There are some collateral benefits of doing this.
First, we spend less time and energy building a giant, centralized domestic security apparatus which will inevitably be abused by those in power. By diffusing the power, we make that inevitable abuse harder to do, easier to detect, and more limited in scope.
Second, the additional capability we build into local law enforcement and public health bears immediate fruit in better law enforcement and public health, even absent a terror attack. The communications infrastructure that will help Southern California agencies respond to an attack can also be used in the event of fires or earthquakes. Better public health infrastructure will not only limit the population’s exposure to bioterror, but to naturally occurring disease as well.
Practically, not every threat can be met at a local level. NEST will never be a county function. And offense will remain the best defense, and will never be a local function.

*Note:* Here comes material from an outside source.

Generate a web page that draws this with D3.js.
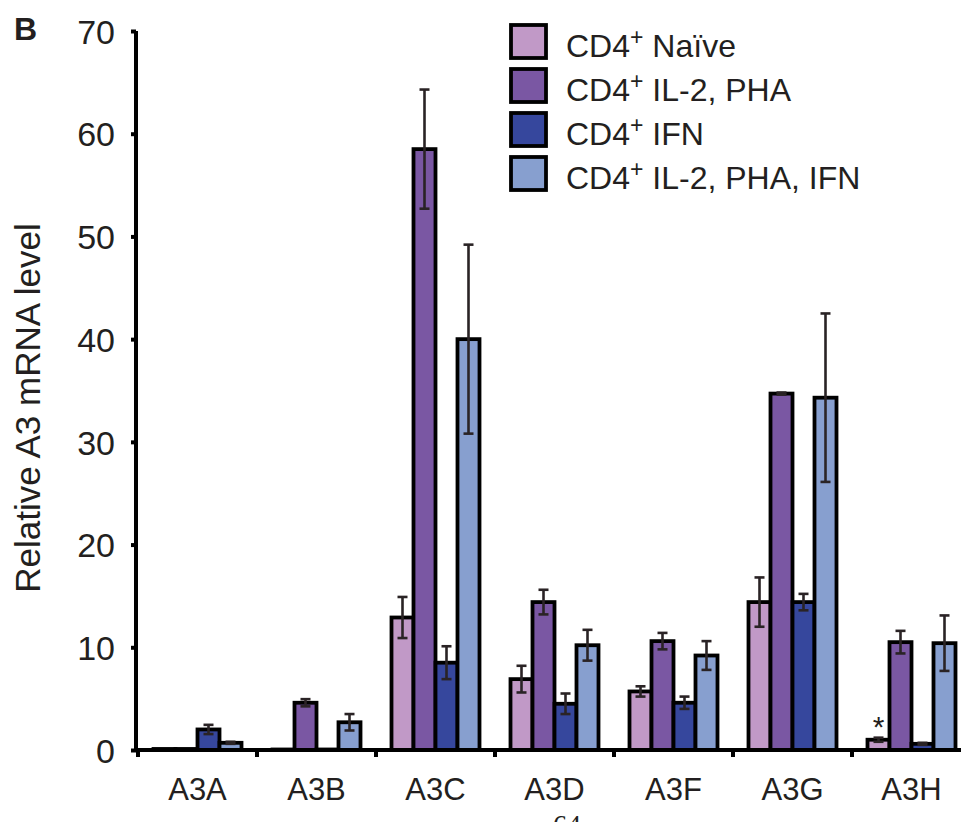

But if we want to build a truly robust security system, we’d do well to heed Bruce Schneier (author of the great book ‘Beyond Fear‘):
The moral, Schneier came to believe, is that security measures are characterized less by their success than by their manner of failure. All security systems eventually miscarry in one way or another. But when this happens to the good ones, they stretch and sag before breaking, each component failure leaving the whole as unaffected as possible.
and
“The trick to remember is that technology can’t save you,” Schneier says. “we know this in our own lives. We realize there’s no magic anti-burglary dust that we can sprinkle on our cars to prevent them from being stolen. We know that car alarms don’t provide much protection. The Club at best makes burglars steal the car next to you. For real safety we park on nice streets where people notice if somebody smashes the window. Or we park in garages, where somebody watches the car. In both cases people are the essential security element. You always build the system around people.”
The people on the front lines. Angela the baggage clerk. She’s not going to violate my civil liberties, and she might actually save me some day, rather than investigating afterwards.